(Téhéran) L’Iran a annoncé mercredi le lancement d’un premier satellite militaire, aussitôt dénoncé par les États-Unis sur fond de nouvelle escalade de tensions dans le Golfe, où Donald Trump menace de « détruire » des embarcations iraniennes.

Les Gardiens de la Révolution, l’armée idéologique de la République islamique iranienne, se sont targués du lancement réussi du satellite « Nour » (« Lumière » en persan). Il s’agit d’un « nouveau développement dans le domaine spatial pour l’Iran islamique », ont-ils assuré sur leur site Sepahnews.

Le satellite a « orbité autour de la Terre à 425 km », après avoir été lancé depuis le désert de Markazi, dans le centre de l’Iran, ont-ils précisé.

La télévision d’État a diffusé des images de ce qu’elle a présenté comme étant le satellite monté sur une fusée au moment du lancement. Il s’agit d’une « grande réalisation nationale », s’est félicité le ministre iranien des Télécommunications, Mohammad Javad Azari Jahromi.

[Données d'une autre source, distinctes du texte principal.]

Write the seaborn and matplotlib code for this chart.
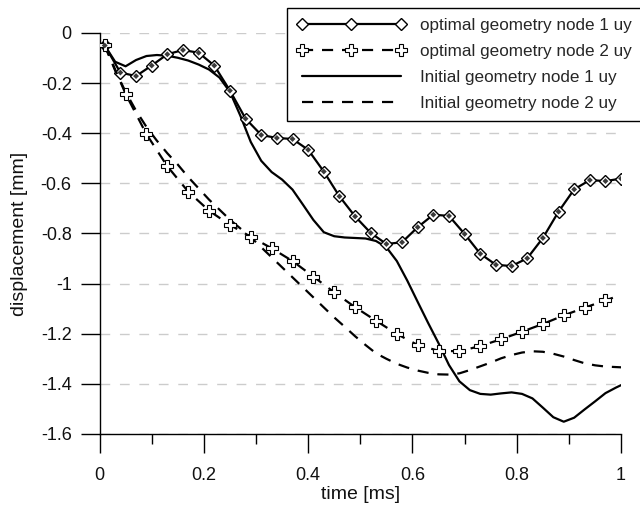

Ce lancement – dont le bon déroulé n’a pu être vérifié de manière indépendante – n’est qu’une « façade pour le développement par l’Iran de technologies balistiques avancées », a rapidement dénoncé Israël, disant y voir une violation de la résolution 2231 du Conseil de sécurité de l’ONU.

« Rendre des comptes »

Ce texte enjoint Téhéran à « ne mener aucune activité liée aux missiles balistiques conçus pour pouvoir emporter des charges nucléaires, y compris les tirs recourant à la technologie des missiles balistiques ».

Le chef de la diplomatie américaine Mike Pompeo a également jugé que le lancement était « contraire » à la résolution des Nations unies et démontrait que les États-Unis avaient « raison » en dénonçant des programmes des tirs de « missiles » masqués.

« L’Iran devra rendre des comptes », a-t-il prévenu.

« Il y a des limites et des lignes à ne pas franchir s’ils ne veulent pas en subir les conséquences », a aussi menacé le vice-ministre américain de la Défense David Norquist.

Cet épisode intervient dans un contexte à nouveau explosif entre les deux pays ennemis.

Tout récemment, un nouvel incident a mis face à face des navires américains et des vedettes des Gardiens de la Révolution dans les eaux du Golfe. Le Pentagone avait alors accusé Téhéran de « manœuvres dangereuses » en mer.

Mercredi, le président Trump a affirmé avoir donné l’ordre de « détruire » toute embarcation iranienne « harcelant » les navires américains dans le Golfe, qui fut déjà le théâtre d’un accès de tension l’été dernier sur fond de navires-citernes saisis et d’attaques contre des installations pétrolières imputées par Washington à Téhéran.

« Dissuasion »

« Au lieu d’intimider les autres, les Américains doivent faire de leur mieux pour sauver leurs troupes infectées par le coronavirus » et « sauver leur peuple de la grande crise qui a frappé ce pays », a répondu le porte-parole des forces armées iraniennes, le général de brigade Abdolfazl Shékarchi.

L’Iran a enregistré officiellement près de 5400 morts du nouveau coronavirus et environ 86 000 cas de contamination, soit le bilan le plus lourd du Moyen-Orient même si certains le jugent largement sous-estimé.

L’hostilité entre les deux pays a été exacerbée depuis que les États-Unis ont quitté il y a deux ans l’accord international de 2015 sur le nucléaire iranien et rétabli les sanctions économiques punitives contre l’Iran.  

Ces sanctions pèsent sur le secteur pétrolier iranien, mais aussi, selon Téhéran, sur sa capacité à faire face à la pandémie de nouveau coronavirus.

Les tensions ont atteint un nouveau pic après la mort du puissant général iranien Qassem Soleimani, tué dans une frappe de drone américaine à Bagdad le 3 janvier.

L’administration Trump avait alors assuré avoir « rétabli une capacité de dissuasion » à l’égard de la République islamique, mais les faucons de Washington, à l’instar de l’ex-conseiller présidentiel John Bolton, estiment que les derniers évènements sont « la preuve » d’une pression encore insuffisante.

Le 9 février, l’Iran avait échoué à mettre en orbite un satellite d’observation scientifique, baptisé « Zafar » (« Victoire » en persan). Son lancement avait été condamné par Paris et Washington, qui avaient accusé Téhéran de vouloir renforcer ses compétences dans le domaine des missiles balistiques par le biais du lancement de satellites.

Affirmant n’avoir aucun projet de se doter de l’arme atomique, Téhéran assure que ses programmes balistique et spatial ne vont pas à l’encontre de la résolution de l’ONU.